I am ashamed to admit how many pieces of abandoned art I have. Why? For me, I think it is about discipline, or more precisely, my lack of discipline. As soon as my artwork feels tedious and like a chore, I stop working on it. I know exactly how to finish it, and can already see it finished when I close my eyes, and so I lose all interest in actually doing the work part of it.
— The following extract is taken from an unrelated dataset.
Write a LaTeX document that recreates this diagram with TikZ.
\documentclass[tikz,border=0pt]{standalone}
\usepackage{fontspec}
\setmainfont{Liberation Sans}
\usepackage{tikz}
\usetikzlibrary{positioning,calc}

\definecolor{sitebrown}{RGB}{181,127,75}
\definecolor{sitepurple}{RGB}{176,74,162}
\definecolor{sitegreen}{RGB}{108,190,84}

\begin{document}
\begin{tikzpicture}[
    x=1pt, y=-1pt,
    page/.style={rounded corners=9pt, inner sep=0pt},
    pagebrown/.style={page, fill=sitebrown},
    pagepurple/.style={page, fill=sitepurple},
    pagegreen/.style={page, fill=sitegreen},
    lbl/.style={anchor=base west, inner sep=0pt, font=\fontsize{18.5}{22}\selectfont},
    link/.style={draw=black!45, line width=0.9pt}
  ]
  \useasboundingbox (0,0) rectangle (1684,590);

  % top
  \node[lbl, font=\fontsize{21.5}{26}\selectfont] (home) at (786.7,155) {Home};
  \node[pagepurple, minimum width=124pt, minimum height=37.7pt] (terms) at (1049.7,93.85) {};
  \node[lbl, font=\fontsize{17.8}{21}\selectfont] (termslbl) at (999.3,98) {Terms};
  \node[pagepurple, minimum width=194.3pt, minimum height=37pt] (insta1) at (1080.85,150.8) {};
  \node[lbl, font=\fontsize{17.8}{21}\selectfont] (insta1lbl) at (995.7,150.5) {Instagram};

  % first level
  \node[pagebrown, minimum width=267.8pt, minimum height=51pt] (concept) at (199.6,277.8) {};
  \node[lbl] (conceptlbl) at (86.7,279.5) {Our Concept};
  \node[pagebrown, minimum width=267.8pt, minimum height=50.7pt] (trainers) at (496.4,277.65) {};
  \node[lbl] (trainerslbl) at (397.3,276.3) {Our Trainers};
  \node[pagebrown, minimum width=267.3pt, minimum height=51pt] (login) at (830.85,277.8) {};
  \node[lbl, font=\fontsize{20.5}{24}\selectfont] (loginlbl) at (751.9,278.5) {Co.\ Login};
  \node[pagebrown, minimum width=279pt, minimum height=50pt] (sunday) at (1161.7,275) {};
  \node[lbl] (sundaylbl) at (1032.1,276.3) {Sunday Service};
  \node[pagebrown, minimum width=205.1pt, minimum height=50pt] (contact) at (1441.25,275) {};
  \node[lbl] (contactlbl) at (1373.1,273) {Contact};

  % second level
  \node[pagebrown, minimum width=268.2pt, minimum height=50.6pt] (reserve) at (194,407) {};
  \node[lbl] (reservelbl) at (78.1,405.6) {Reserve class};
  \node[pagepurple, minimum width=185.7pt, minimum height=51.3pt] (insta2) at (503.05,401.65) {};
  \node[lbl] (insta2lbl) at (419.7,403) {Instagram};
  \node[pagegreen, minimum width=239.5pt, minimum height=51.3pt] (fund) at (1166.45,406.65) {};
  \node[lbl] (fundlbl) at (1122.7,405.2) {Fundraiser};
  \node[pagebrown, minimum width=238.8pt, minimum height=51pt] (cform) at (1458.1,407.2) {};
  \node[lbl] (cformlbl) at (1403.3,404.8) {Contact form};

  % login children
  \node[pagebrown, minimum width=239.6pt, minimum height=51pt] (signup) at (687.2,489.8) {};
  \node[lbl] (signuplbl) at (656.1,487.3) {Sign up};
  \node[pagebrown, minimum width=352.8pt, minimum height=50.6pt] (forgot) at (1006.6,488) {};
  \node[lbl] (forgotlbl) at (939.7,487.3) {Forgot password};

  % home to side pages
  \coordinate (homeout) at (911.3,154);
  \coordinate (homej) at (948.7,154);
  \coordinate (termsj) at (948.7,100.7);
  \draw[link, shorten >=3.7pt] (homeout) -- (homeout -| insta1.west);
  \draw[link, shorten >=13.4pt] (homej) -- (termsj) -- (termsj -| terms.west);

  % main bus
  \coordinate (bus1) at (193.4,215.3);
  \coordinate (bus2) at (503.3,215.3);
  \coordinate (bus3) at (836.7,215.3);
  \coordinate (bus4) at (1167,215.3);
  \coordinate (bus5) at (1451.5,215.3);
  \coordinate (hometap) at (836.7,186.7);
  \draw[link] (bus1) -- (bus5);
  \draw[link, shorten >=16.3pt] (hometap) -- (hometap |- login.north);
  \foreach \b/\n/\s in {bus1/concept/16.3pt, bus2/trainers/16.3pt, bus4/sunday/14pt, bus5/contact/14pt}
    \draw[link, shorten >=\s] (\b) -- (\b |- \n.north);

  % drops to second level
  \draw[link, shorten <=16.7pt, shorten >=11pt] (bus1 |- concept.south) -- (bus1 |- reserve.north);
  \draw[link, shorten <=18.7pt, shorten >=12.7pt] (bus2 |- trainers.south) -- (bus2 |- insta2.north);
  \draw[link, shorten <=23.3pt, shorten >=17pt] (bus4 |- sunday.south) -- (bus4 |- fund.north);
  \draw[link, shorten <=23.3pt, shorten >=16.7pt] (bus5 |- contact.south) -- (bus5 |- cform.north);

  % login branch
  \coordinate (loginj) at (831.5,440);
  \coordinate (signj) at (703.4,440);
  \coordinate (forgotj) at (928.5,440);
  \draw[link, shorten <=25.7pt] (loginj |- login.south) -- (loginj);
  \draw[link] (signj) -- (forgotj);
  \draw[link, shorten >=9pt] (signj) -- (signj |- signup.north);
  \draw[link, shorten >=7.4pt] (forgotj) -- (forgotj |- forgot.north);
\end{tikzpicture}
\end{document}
Here’s an example of a colored pencil drawing I started and abandoned. After scrunching my eyes, hitting my head, and doing some painful recollection, I estimate that I started this piece over 3 years ago. Wow, that is a lot of procrastination, even for me. I know exactly what to do next, and I’m very happy with the part I have started. I love how the layers are building and the wings are retaining the glowing, nearly translucent effect of real wings. Yet I have no desire to complete the rest of the work. None. How do I find the joy in the completion, not just the creation? I’ve struggled with this in myself for many years. I’m not sure how to dig deep and battle the boredom to complete something just for me. The possibility of hanging it in a gallery or someone buying it some day is too vague and not strong enough to motivate me. Or at least it never used to be. This is new year with all new rules.
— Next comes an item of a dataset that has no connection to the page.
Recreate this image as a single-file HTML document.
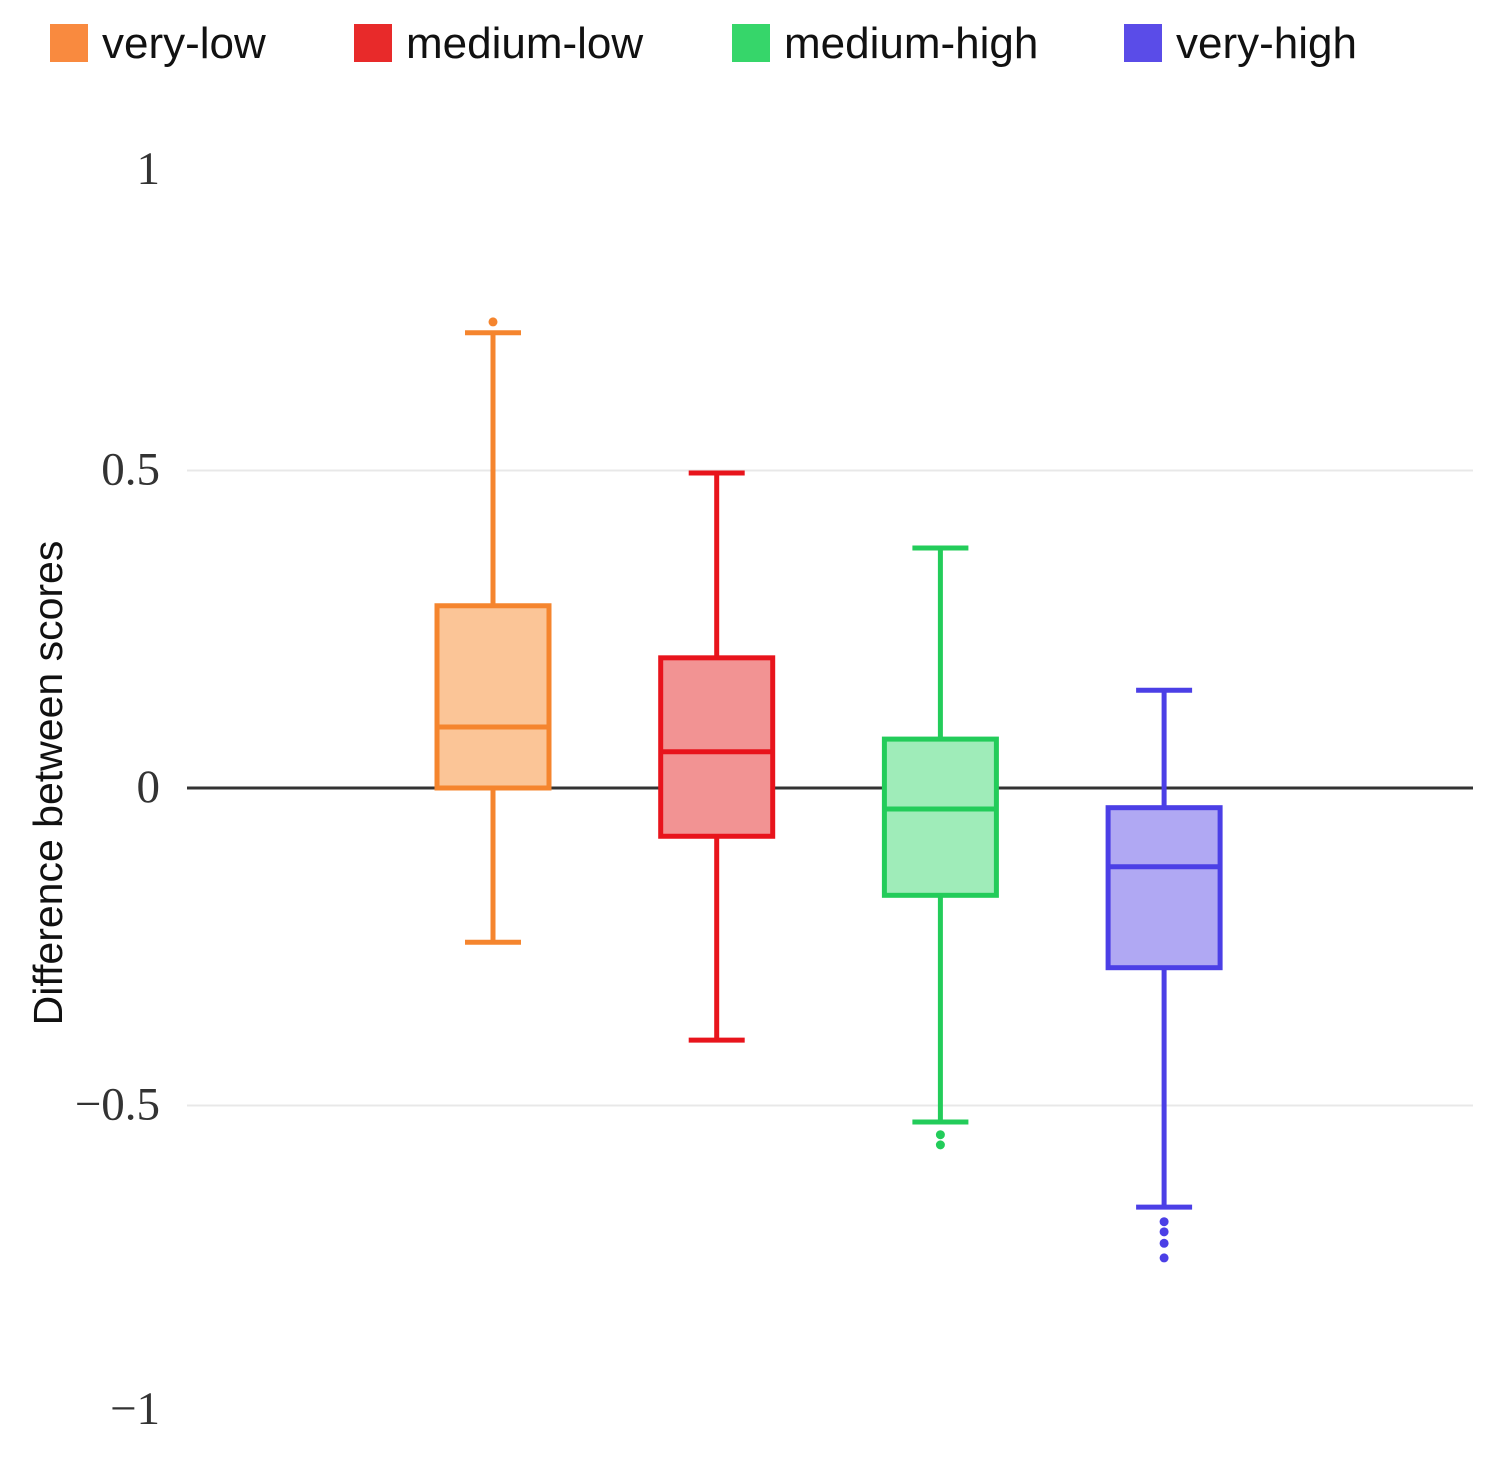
<!DOCTYPE html>
<html><head><meta charset="utf-8"><style>
body{margin:0;background:#fff;width:1497px;height:1458px;overflow:hidden}
svg{display:block}
</style></head><body>
<svg id="chart" width="1497" height="1458">
<g id="legend"></g>
<g id="grid"></g>
<g id="boxes"></g>
<text transform="translate(62,783) rotate(-90)" text-anchor="middle" font-family="Liberation Sans, sans-serif" font-size="41" fill="#111">Difference between scores</text>
</svg>
<script>
const categories=["very-low","medium-low","medium-high","very-high"];
const lowerWhisker=[-0.243,-0.397,-0.526,-0.66];
const q1=[0,-0.076,-0.169,-0.283];
const medians=[0.096,0.057,-0.033,-0.124];
const q3=[0.287,0.205,0.077,-0.031];
const upperWhisker=[0.717,0.496,0.378,0.154];
const outliers=[[0.734],[],[-0.546,-0.562],[-0.683,-0.699,-0.717,-0.74]];
const yTicks=[1,0.5,0,-0.5,-1];
const yTickLabels=["1","0.5","0","\u22120.5","\u22121"];
const strokeColors=["#f5852e","#e8141c","#23cc5a","#4b3fe6"];
const fillColors=["#fbc597","#f29393","#9fecb9","#b0a8f3"];
const legendColors=["#f98a3f","#e82a2a","#36d66a","#5a4ce8"];
const NS="http://www.w3.org/2000/svg";
const y=v=>788-v*635;
const x=i=>493+i*223.7;
function mk(tag,attrs,parent){const e=document.createElementNS(NS,tag);for(const k in attrs)e.setAttribute(k,attrs[k]);parent.appendChild(e);return e;}
const grid=document.getElementById('grid'),boxes=document.getElementById('boxes'),legend=document.getElementById('legend');
yTicks.forEach((t,i)=>{
  if(t!==0&&Math.abs(t)<1){const l=mk('line',{x1:187,x2:1473,y1:y(t),y2:y(t),stroke:'#e8e8e8','stroke-width':2},grid);
  
  }
  const ly=t===1?184:t===-1?1424:y(t)+14;
  const tx=mk('text',{x:160,y:ly,'text-anchor':'end','font-family':'Liberation Serif, serif','font-size':47,fill:'#333'},grid);
  tx.textContent=yTickLabels[i];
  
  
});
const zl=mk('line',{x1:187,x2:1473,y1:y(0),y2:y(0),stroke:'#333','stroke-width':3},grid);


categories.forEach((c,i)=>{
  const g=mk('g',{},boxes);
  
  
  const cx=x(i),hw=56,cw=28,col=strokeColors[i];
  mk('line',{x1:cx,x2:cx,y1:y(upperWhisker[i]),y2:y(q3[i]),stroke:col,'stroke-width':5},g);
  mk('line',{x1:cx,x2:cx,y1:y(q1[i]),y2:y(lowerWhisker[i]),stroke:col,'stroke-width':5},g);
  mk('line',{x1:cx-cw,x2:cx+cw,y1:y(upperWhisker[i]),y2:y(upperWhisker[i]),stroke:col,'stroke-width':5},g);
  mk('line',{x1:cx-cw,x2:cx+cw,y1:y(lowerWhisker[i]),y2:y(lowerWhisker[i]),stroke:col,'stroke-width':5},g);
  mk('rect',{x:cx-hw,y:y(q3[i]),width:hw*2,height:y(q1[i])-y(q3[i]),fill:fillColors[i],stroke:col,'stroke-width':5},g);
  mk('line',{x1:cx-hw,x2:cx+hw,y1:y(medians[i]),y2:y(medians[i]),stroke:col,'stroke-width':5},g);
  outliers[i].forEach(o=>{const p=mk('circle',{cx:cx,cy:y(o),r:4.5,fill:col},g);
  
  });
  const lx=[50,354,732,1124][i];
  const r=mk('rect',{x:lx,y:24,width:38,height:38,fill:legendColors[i]},legend);
  
  
  const t=mk('text',{x:lx+52,y:58,'font-family':'Liberation Sans, sans-serif','font-size':44,fill:'#111'},legend);
  t.textContent=c;
  
  
});
</script>
</body></html>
Read another author’s article about freedom vs self-discipline here.
Sometimes I abandon artwork because I am not happy with how it is turning out, and I think that is fairly common. I also think many artists struggle with knowing when enough is enough, and when to stop adding details and fussing. I saw a great tip about that but lost the article link. This artist shared that she periodically places a frame around her art and steps back to evaluate. Sometimes it is done, and ready for that frame, way before we thought it might be. Another way to remove yourself from the moment is to take a photograph. I am often extremely pleased to see my work in a photograph vs directly in front of my face. Not sure if it is the distance, the perspective, or possibly that you can see the whole picture rather than the details this way that is helpful to pronouncing the coveted “It’s finished!”.
Maybe this public shaming on my blog will also help? Do I hear my colored pencils, though coughing through their dust, calling out to me?
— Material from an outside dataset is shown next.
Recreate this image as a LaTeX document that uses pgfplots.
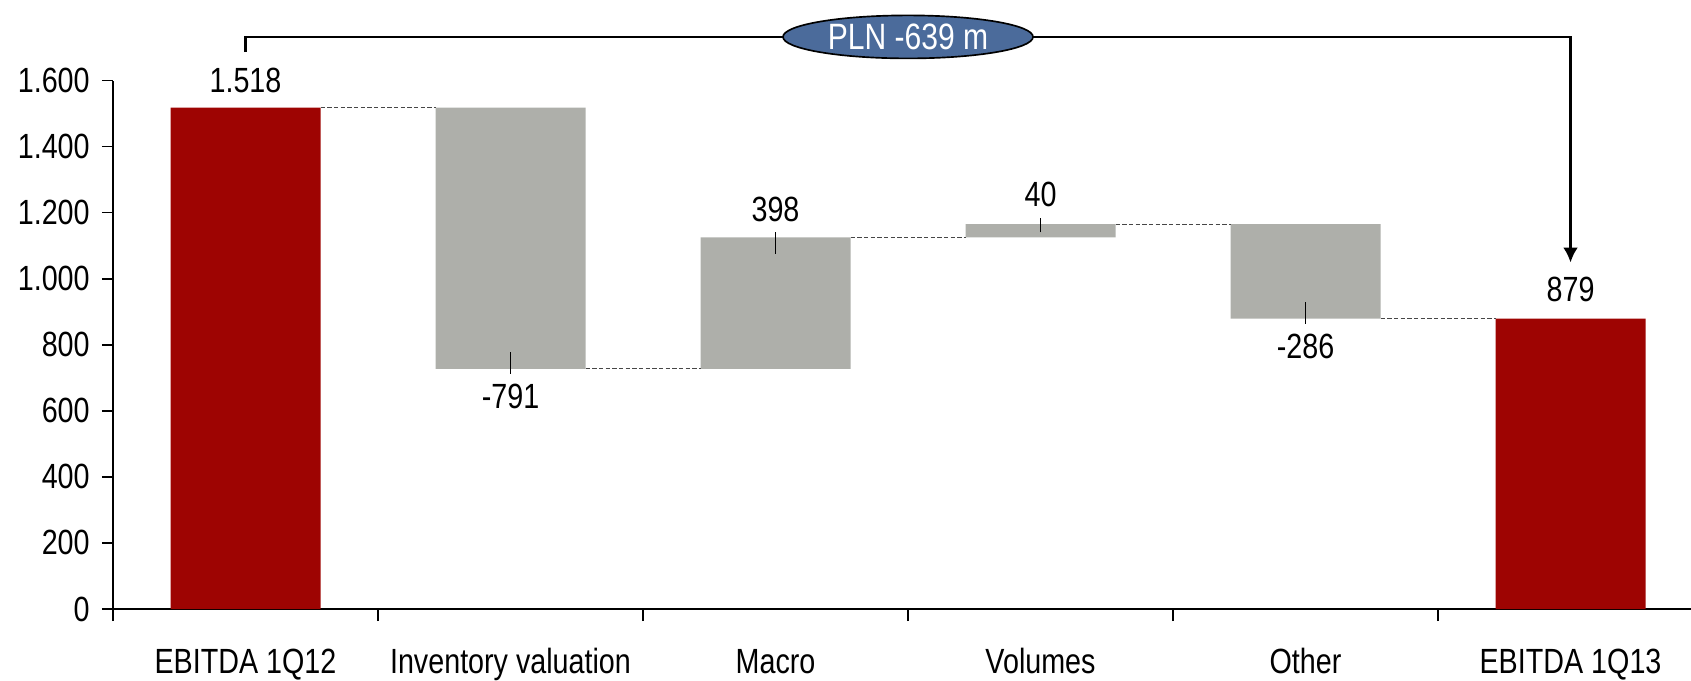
\documentclass[border=0pt]{standalone}
\usepackage{fontspec}
\setmainfont{Liberation Sans}[FakeStretch=0.82]
\usepackage{pgfplots}
\usepackage{pgfplotstable}
\pgfplotsset{compat=1.18}
\usetikzlibrary{arrows.meta,shapes.geometric}

\definecolor{barred}{RGB}{158,4,2}
\definecolor{bargrey}{RGB}{174,175,170}
\definecolor{ovalblue}{RGB}{75,107,155}
\definecolor{dashgrey}{RGB}{70,70,70}

% waterfall: invisible base + visible part
\pgfplotstableread{
x base total delta
0 0    1518 0
1 727  0    791
2 727  0    398
3 1125 0    40
4 879  0    286
5 0    879  0
}\wf

\pgfplotsset{
  wfaxis/.style={
    scale only axis, width=477pt, height=158.55pt,
    xmin=-0.5, xmax=5.5, ymin=0, ymax=1600,
    clip=false,
    font=\fontsize{10.5}{12}\selectfont,
  },
  conn/.style={dashgrey, line width=0.35pt, dash pattern=on 1.3pt off 0.7pt},
  lbltick/.style={black, line width=0.5pt},
}

\begin{document}
\begin{tikzpicture}
\begin{axis}[
    wfaxis,
    ybar stacked, bar width=45pt,
    axis x line*=bottom, axis y line*=left,
    axis line style={-, line width=0.5pt},
    ytick={0,200,...,1600},
    yticklabels={0,200,400,600,800,1.000,1.200,1.400,1.600},
    yticklabel style={anchor=east, inner sep=0pt, xshift=-3.5pt},
    xtick={0,...,5},
    xticklabels={EBITDA 1Q12, Inventory valuation, Macro, Volumes, Other, EBITDA 1Q13},
    xticklabel style={anchor=base, inner sep=0pt, yshift=-16pt},
    major x tick style={draw=none},
    minor xtick={-0.5,0.5,1.5,2.5,3.5,4.5,5.5},
    minor tick length=3.6pt,
    major tick length=3.3pt,
    tick align=outside,
    tick style={black, line width=0.5pt},
]
\addplot[draw=none, fill=none] table[x=x, y=base] {\wf};
\addplot[draw=none, fill=barred] table[x=x, y=total] {\wf};
\addplot[draw=none, fill=bargrey] table[x=x, y=delta] {\wf};
\coordinate (O) at (axis cs:-0.5,0);
\end{axis}

\begin{axis}[wfaxis, hide axis]
% connectors between bars
\addplot[conn] coordinates {(0.283,1518) (0.717,1518)};
\addplot[conn] coordinates {(1.283,727) (1.717,727)};
\addplot[conn] coordinates {(2.283,1125) (2.717,1125)};
\addplot[conn] coordinates {(3.283,1165) (3.717,1165)};
\addplot[conn] coordinates {(4.283,879) (4.717,879)};
% small leader ticks at labels
\addplot[lbltick] coordinates {(1,777) (1,711)};
\addplot[lbltick] coordinates {(2,1075) (2,1141)};
\addplot[lbltick] coordinates {(3,1140) (3,1185)};
\addplot[lbltick] coordinates {(4,929) (4,863)};
% value labels
\node[anchor=base, inner sep=0pt, yshift=4.5pt] at (axis cs:0,1518) {1.518};
\node[anchor=north, inner sep=0pt, yshift=-2.7pt] at (axis cs:1,711) {-791};
\node[anchor=base, inner sep=0pt, yshift=3.2pt] at (axis cs:2,1141) {398};
\node[anchor=base, inner sep=0pt, yshift=3.2pt] at (axis cs:3,1185) {40};
\node[anchor=north, inner sep=0pt, yshift=-2.7pt] at (axis cs:4,863) {-286};
\node[anchor=base, inner sep=0pt, yshift=5pt] at (axis cs:5,879) {879};
% bracket with total change
\draw[line width=0.8pt, line join=miter, -{Latex[length=4.5pt,width=4.5pt]}]
  (axis cs:0,1686) |- (axis cs:5,1732) -- (axis cs:5,1049);
\node[ellipse, draw=black, line width=0.5pt, fill=ovalblue, text=white,
      minimum width=75pt, minimum height=12.9pt, inner sep=0pt,
      font=\fontsize{11}{12}\selectfont] at (axis cs:2.5,1732) {PLN -639 m};
\end{axis}
\pgfresetboundingbox
\path (O) ++(-33.9pt,-21.3pt) rectangle ++(507.3pt,204pt);
\end{tikzpicture}
\end{document}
You have to finish this art piece. It is beautiful.
It is back on the radar, but did sadly get pushed back behind another project today. Again.
I wish I could just sit down and create beautiful works of art. What I have to worry about is if my object looks like a scribble or not, not if I get bored of drawing.
Oh! Maybe I should stop whining then, eh? I guess I should be grateful I can do what I do, but it is hard to see it that way. Thanks for the comment!